Opinion
520452.
02-04-2016
Jasinski, PC, Newark, New Jersey (David F. Jasinski of counsel), for appellant. Michelle I. Rosien, Philmont, for Jaroslaw Garbowski, respondent. Eric T. Schneiderman, Attorney General, New York City (Steven Koton of counsel), for Commissioner of Labor, respondent.
Jasinski, PC, Newark, New Jersey (David F. Jasinski of counsel), for appellant.
Michelle I. Rosien, Philmont, for Jaroslaw Garbowski, respondent.
Eric T. Schneiderman, Attorney General, New York City (Steven Koton of counsel), for Commissioner of Labor, respondent.
Opinion
Appeals from two decisions of the Unemployment Insurance Appeal Board, filed June 3, 2014, which ruled, among other things, that Dynamex Operations East, Inc. is liable for unemployment insurance contributions on remuneration paid to claimants and others similarly situated.

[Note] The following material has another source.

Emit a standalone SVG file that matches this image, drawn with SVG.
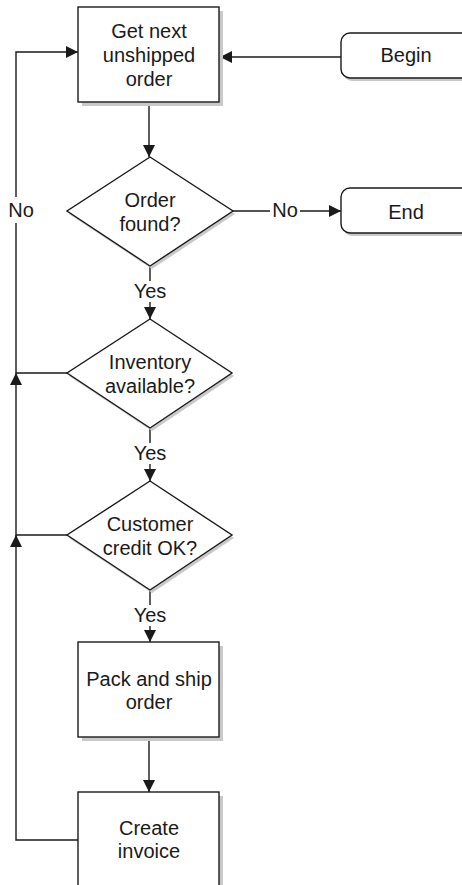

Dynamex Operations East, Inc. provided delivery services for its clients and, in connection therewith, contracted with claimant to be a delivery driver to pick up and deliver parcels as needed by the clients. Following claimant's application for unemployment insurance benefits, the Unemployment Insurance Appeal Board ruled that claimant was an employee of Dynamex, that he was entitled to receive unemployment insurance benefits and that Dynamex was liable for additional unemployment insurance contributions on remuneration paid to claimant and those similarly situated. Dynamex appeals.
In Matter of Voisin [Dynamex Operations E., Inc.–Commissioner of Labor], 134 A.D.3d 1186, 1186–1188, 20 N.Y.S.3d 243, 244–245 2015, this Court affirmed findings by the Board that certain claimants performing similar delivery services for Dynamex, under contracts that are identical in all relevant respects to claimant's contract herein, were employees entitled to unemployment insurance benefits. Similar indicia of control identified in Voisin to establish an employer-employee relationship are present herein, particularly with regard to the need for claimant to wear a uniform and have a badge identifying himself as being contracted with Dynamex, the assignment of pickups and deliveries, the manner in which claimant was paid, the handling of complaints and the one-year noncompetition restriction following the termination of services. As such, we find that there is substantial evidence to support the Board's decision (see id. at 245; Matter of Watson [Partsfleet Inc.–Commissioner of Labor], 127 A.D.3d 1461, 1462, 7 N.Y.S.3d 676 2015 ).
ORDERED that the decisions are affirmed, without costs.